■ **Given problem**: Please return exactly the run of lines that begins with the line containing "Clone this chart in matplotlib." and ends with the line containing "angles = 2 * np.pi * frac", pictures excluded.

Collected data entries
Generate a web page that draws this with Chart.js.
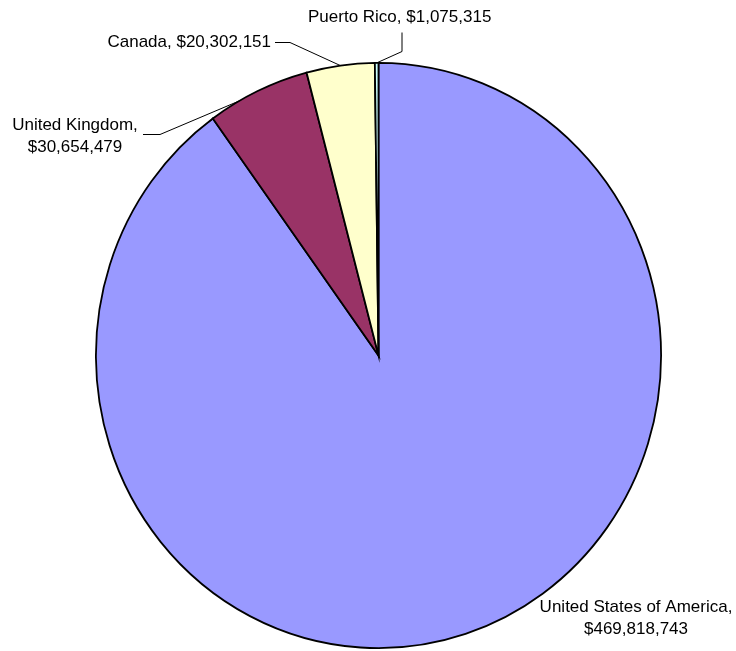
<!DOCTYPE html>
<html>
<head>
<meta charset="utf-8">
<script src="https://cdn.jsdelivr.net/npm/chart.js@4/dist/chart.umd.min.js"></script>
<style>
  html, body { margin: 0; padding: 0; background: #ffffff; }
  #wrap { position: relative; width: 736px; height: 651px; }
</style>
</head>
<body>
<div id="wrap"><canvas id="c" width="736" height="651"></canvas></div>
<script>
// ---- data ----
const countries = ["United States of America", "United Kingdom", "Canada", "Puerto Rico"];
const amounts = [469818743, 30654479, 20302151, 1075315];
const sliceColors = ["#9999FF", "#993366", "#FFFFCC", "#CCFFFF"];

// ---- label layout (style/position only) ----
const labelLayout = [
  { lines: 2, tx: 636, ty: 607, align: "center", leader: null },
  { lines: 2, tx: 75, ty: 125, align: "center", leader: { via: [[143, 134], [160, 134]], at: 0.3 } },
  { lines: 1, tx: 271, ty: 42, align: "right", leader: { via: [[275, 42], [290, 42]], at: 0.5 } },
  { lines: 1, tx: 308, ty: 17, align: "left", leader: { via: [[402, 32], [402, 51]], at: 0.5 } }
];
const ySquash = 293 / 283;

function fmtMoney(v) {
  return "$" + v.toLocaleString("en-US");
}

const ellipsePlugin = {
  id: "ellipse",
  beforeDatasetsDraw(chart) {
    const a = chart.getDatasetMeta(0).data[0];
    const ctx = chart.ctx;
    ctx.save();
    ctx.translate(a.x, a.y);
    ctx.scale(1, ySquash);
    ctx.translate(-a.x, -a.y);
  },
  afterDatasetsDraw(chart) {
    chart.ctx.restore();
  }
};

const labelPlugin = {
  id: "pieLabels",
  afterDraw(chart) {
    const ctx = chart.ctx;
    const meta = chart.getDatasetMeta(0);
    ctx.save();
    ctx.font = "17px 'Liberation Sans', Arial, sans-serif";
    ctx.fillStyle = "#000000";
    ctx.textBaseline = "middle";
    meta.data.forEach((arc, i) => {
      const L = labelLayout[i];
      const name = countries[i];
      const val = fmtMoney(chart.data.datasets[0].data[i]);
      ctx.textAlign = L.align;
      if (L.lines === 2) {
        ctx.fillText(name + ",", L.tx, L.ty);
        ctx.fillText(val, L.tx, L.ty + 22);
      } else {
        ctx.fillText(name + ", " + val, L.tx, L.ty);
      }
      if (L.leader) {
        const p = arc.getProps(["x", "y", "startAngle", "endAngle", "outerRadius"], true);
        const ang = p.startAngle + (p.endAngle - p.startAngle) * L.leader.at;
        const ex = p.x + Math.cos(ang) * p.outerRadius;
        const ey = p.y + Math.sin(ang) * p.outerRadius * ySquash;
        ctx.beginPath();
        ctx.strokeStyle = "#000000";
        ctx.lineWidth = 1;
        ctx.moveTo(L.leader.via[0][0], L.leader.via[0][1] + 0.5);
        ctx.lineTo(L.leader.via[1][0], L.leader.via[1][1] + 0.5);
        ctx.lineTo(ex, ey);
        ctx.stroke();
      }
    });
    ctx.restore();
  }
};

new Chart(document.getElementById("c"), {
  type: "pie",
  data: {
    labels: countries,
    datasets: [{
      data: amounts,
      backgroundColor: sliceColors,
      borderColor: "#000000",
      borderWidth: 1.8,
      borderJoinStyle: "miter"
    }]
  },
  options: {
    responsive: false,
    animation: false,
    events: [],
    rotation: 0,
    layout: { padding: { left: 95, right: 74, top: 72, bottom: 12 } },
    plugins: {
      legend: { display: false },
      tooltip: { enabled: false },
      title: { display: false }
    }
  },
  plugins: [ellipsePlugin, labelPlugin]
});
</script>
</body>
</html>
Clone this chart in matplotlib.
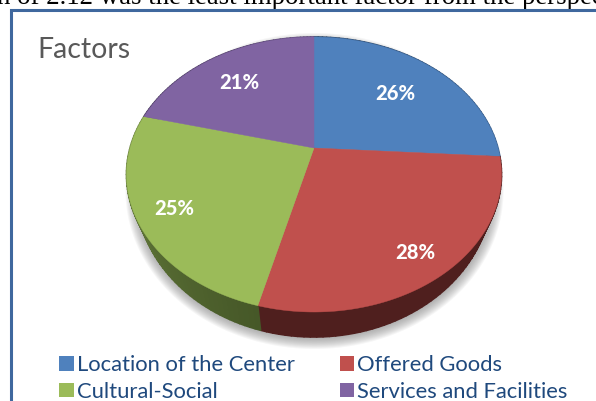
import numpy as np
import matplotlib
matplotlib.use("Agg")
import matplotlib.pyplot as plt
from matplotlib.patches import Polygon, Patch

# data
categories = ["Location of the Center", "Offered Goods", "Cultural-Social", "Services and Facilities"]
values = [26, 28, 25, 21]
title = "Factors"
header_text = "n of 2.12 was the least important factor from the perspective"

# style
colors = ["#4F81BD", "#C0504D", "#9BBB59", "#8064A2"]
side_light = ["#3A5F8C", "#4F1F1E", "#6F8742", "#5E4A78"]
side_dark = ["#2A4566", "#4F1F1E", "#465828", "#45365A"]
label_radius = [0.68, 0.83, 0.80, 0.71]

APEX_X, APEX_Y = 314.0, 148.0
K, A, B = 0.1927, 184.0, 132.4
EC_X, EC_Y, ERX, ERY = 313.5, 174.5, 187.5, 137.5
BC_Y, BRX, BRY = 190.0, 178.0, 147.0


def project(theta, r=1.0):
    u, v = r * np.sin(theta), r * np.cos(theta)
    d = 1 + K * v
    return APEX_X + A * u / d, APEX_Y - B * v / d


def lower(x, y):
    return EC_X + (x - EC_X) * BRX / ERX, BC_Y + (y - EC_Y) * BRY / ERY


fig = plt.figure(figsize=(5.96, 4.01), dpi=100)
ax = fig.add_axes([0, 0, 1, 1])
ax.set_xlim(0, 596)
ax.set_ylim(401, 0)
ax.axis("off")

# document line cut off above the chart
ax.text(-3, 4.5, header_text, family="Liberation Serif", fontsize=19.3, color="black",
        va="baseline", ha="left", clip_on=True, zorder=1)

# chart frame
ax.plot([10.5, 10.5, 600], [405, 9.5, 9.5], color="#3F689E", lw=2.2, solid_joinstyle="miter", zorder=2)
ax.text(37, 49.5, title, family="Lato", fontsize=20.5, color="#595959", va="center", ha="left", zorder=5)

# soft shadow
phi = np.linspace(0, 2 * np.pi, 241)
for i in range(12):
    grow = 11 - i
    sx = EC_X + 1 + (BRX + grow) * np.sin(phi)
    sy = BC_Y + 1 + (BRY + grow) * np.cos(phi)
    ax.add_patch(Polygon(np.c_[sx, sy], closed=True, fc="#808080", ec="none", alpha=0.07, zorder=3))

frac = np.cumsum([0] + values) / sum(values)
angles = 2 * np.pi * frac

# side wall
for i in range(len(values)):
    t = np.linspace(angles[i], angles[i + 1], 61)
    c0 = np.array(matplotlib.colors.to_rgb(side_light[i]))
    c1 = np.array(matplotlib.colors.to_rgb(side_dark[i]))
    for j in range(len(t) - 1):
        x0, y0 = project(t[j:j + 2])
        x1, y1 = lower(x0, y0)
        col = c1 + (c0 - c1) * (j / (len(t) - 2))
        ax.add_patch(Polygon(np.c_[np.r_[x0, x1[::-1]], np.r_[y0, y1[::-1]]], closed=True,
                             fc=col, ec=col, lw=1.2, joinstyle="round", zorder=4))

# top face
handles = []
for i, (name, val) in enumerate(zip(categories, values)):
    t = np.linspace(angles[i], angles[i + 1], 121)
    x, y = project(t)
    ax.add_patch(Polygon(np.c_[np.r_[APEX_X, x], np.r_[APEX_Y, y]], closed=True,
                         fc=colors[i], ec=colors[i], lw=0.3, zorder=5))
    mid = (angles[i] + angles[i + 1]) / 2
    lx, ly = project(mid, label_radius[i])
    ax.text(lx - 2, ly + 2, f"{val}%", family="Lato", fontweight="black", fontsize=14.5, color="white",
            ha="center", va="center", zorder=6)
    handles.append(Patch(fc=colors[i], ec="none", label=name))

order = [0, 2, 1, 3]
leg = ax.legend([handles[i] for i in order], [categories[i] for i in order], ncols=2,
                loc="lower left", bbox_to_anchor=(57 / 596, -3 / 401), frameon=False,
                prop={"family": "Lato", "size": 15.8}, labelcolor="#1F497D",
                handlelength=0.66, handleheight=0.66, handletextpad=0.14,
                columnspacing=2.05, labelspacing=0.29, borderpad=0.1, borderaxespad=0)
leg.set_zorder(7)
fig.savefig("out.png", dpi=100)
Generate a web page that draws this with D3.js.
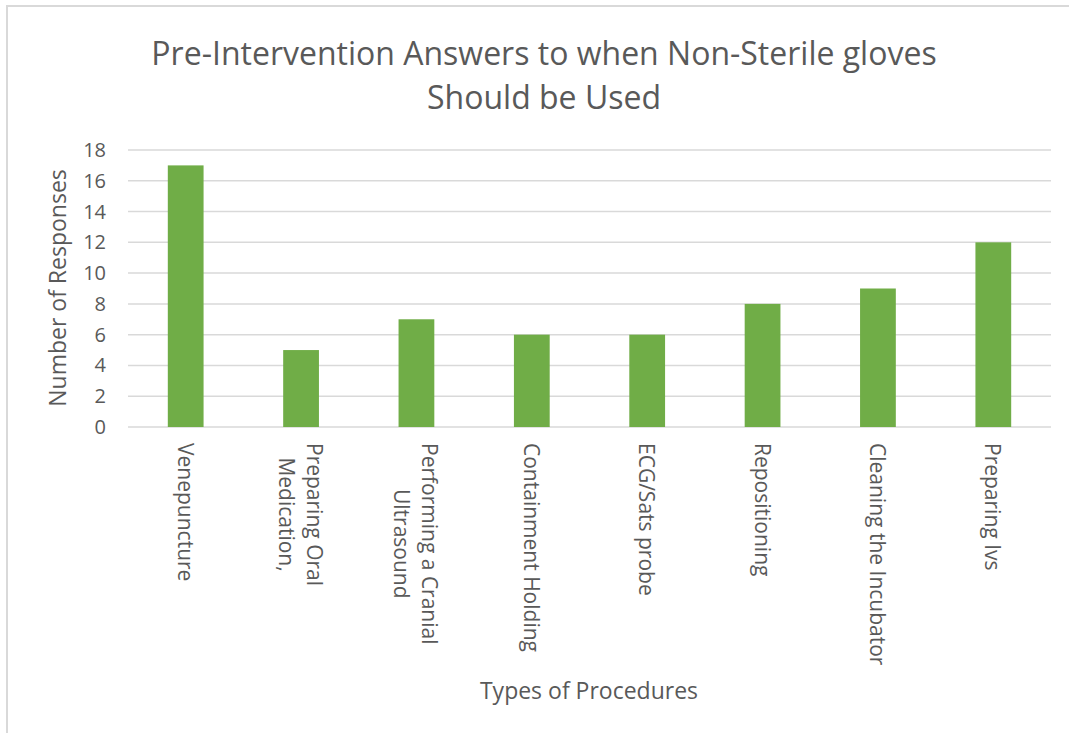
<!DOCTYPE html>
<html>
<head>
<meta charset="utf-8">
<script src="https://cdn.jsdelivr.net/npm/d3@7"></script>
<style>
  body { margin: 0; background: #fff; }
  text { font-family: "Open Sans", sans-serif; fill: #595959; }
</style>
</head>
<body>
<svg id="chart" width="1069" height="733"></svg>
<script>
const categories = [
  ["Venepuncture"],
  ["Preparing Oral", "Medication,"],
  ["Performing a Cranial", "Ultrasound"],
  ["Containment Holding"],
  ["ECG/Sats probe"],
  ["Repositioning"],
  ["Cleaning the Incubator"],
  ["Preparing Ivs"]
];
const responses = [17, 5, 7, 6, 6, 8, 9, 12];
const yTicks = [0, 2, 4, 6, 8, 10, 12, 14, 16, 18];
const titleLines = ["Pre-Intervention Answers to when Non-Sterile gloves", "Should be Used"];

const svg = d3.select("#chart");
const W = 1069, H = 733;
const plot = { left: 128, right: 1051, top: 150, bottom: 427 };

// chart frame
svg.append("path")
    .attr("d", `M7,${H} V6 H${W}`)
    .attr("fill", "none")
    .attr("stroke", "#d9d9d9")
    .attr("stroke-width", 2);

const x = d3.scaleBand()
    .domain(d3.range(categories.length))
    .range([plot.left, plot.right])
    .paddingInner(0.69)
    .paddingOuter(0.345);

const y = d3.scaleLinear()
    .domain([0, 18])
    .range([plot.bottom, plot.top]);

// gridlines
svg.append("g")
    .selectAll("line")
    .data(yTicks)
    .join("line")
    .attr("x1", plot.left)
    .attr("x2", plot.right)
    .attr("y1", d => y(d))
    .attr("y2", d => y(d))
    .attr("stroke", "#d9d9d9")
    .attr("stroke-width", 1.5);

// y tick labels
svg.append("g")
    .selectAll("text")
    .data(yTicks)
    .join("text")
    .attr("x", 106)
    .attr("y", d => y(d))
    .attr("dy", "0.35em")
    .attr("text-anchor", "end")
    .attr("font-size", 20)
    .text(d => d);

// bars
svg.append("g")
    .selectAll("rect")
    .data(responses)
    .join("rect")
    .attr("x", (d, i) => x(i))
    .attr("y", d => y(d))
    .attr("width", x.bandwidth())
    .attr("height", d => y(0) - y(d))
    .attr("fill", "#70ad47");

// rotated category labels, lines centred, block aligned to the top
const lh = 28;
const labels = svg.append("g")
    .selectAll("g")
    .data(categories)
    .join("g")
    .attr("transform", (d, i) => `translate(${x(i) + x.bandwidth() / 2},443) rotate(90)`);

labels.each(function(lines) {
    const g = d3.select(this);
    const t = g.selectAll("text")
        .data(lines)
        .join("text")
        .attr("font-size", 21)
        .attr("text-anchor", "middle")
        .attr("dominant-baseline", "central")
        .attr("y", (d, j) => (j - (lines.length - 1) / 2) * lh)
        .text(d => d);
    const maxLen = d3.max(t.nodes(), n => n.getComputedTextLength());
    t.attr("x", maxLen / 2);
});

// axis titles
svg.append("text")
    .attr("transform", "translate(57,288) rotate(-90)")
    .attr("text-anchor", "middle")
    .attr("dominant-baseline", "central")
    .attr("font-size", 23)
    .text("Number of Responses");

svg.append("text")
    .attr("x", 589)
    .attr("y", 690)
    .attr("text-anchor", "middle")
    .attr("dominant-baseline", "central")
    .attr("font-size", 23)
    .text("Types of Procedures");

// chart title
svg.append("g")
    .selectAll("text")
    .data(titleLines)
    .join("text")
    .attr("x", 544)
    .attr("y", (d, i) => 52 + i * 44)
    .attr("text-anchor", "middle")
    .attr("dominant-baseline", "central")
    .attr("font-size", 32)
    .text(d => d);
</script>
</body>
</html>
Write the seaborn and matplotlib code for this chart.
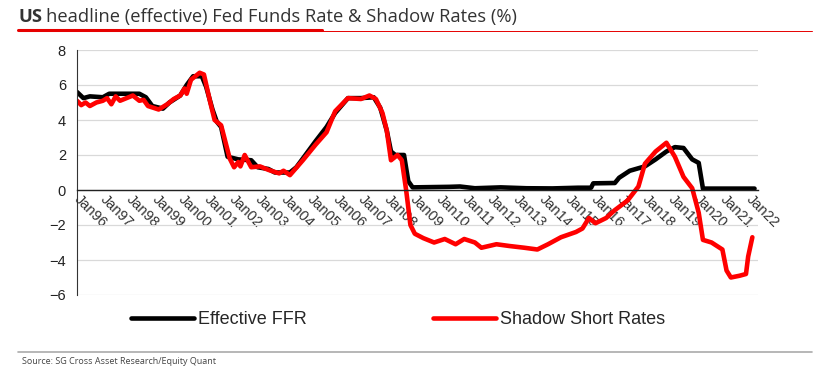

■ **Answer to the exercise**:
Clone this chart in matplotlib.
import numpy as np
import matplotlib
matplotlib.use("Agg")
import matplotlib.pyplot as plt
from matplotlib.patches import Polygon, Patch

# data
categories = ["Location of the Center", "Offered Goods", "Cultural-Social", "Services and Facilities"]
values = [26, 28, 25, 21]
title = "Factors"
header_text = "n of 2.12 was the least important factor from the perspective"

# style
colors = ["#4F81BD", "#C0504D", "#9BBB59", "#8064A2"]
side_light = ["#3A5F8C", "#4F1F1E", "#6F8742", "#5E4A78"]
side_dark = ["#2A4566", "#4F1F1E", "#465828", "#45365A"]
label_radius = [0.68, 0.83, 0.80, 0.71]

APEX_X, APEX_Y = 314.0, 148.0
K, A, B = 0.1927, 184.0, 132.4
EC_X, EC_Y, ERX, ERY = 313.5, 174.5, 187.5, 137.5
BC_Y, BRX, BRY = 190.0, 178.0, 147.0


def project(theta, r=1.0):
    u, v = r * np.sin(theta), r * np.cos(theta)
    d = 1 + K * v
    return APEX_X + A * u / d, APEX_Y - B * v / d


def lower(x, y):
    return EC_X + (x - EC_X) * BRX / ERX, BC_Y + (y - EC_Y) * BRY / ERY


fig = plt.figure(figsize=(5.96, 4.01), dpi=100)
ax = fig.add_axes([0, 0, 1, 1])
ax.set_xlim(0, 596)
ax.set_ylim(401, 0)
ax.axis("off")

# document line cut off above the chart
ax.text(-3, 4.5, header_text, family="Liberation Serif", fontsize=19.3, color="black",
        va="baseline", ha="left", clip_on=True, zorder=1)

# chart frame
ax.plot([10.5, 10.5, 600], [405, 9.5, 9.5], color="#3F689E", lw=2.2, solid_joinstyle="miter", zorder=2)
ax.text(37, 49.5, title, family="Lato", fontsize=20.5, color="#595959", va="center", ha="left", zorder=5)

# soft shadow
phi = np.linspace(0, 2 * np.pi, 241)
for i in range(12):
    grow = 11 - i
    sx = EC_X + 1 + (BRX + grow) * np.sin(phi)
    sy = BC_Y + 1 + (BRY + grow) * np.cos(phi)
    ax.add_patch(Polygon(np.c_[sx, sy], closed=True, fc="#808080", ec="none", alpha=0.07, zorder=3))

frac = np.cumsum([0] + values) / sum(values)
angles = 2 * np.pi * frac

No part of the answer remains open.